Luke Bryan & the late Jimi Hendrix debut at the top two spots on the "Billboard 200" chart that was released yesterday. It features the week's top-selling albums across all genres, ranked by sales data as compiled by Nielsen SoundScan.
Rising country singer Luke Bryan has scored his first No. 1 album on the chart with "Spring Break ... Here to Party," a collection that sold nearly 150,000 copies during its first week. He beat out the "guitar hero" Jimi Hendrix, who took No. 2 for "People, Hell and Angels," a posthumous collection of previously unreleased studio recordings that sold 72,000 copies, reports LA Times.
Bryan's compilation album "Spring Break...Here to Party," sold more copies than the 36-year-old's 2011 country album "Tailgates & Tanlines," which peaked at No. 2 and sold 145,000 units during its first week out of the gate, according to Reuters. This marks his best selling week ever with Bryan's new CD compiling four digital-only EP releases he put out over the last four years, plus a couple of new tracks.
The country singer, whose songs are mostly about beers, girls, and parties, has become the star of spring break this year with his major record sales and his first solo tour that kicks off today. He is currently on the "Dirt Road Diaries" tour, beginning in Orange Beach, Alabama and booked through October 26, 2013 with its last stop in West Palm Beach, Florida, states the Examiner.
Ranking in under Luke Bryan at the second spot on the charts is the late Jimi Hendrix, who died at the age of 27 in 1970, states Reuters.

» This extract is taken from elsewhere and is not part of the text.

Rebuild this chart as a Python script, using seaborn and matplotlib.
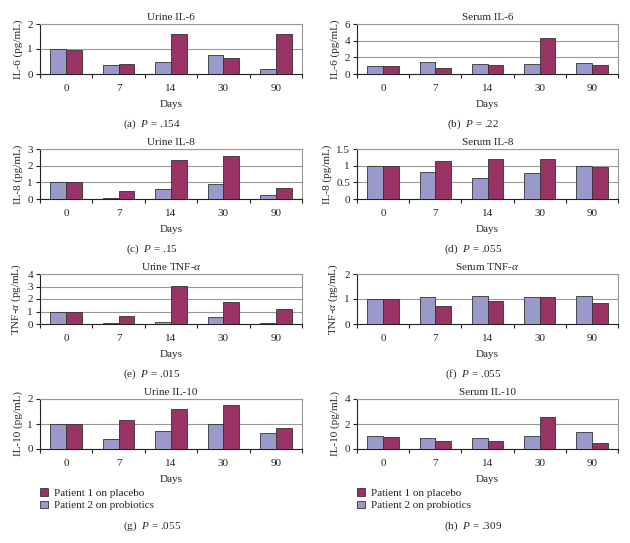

His posthumous album contains 12 previously unreleased recordings that the guitarist worked on from 1968 to 1970. This is Hendrix's highest charting album since "Electric Ladyland" went to No. 1 in 1968. "People, Hell and Angels" outsold 2010's "Valleys of Neptune," which also presented Hendrix studio recordings that had not surfaced in official form before. It sold 94,000 copies during its first week and peaked at No. 4.
Clearly Hendrix still has a solid fan base who are still yearning to hear more from the guitarist who died too soon.
Billboard notes that the last time a posthumously released album did as well as the new Hendrix album was in 2009, when Michael Jackson's "This Is It" went to No. 1 in November of that year.
The remainder of the Billboard 200 Top 10 was filled out with familiar pop and rock figures, including Bruno Mars at No.3 with "Unorthodox Jukebox"; British folk rock band Mumford & Sons slipping to No.4 with "Babel"; and the debut album "The Heist" from rappers Macklemore & Ryan Lewis at No.5, reports Reuters.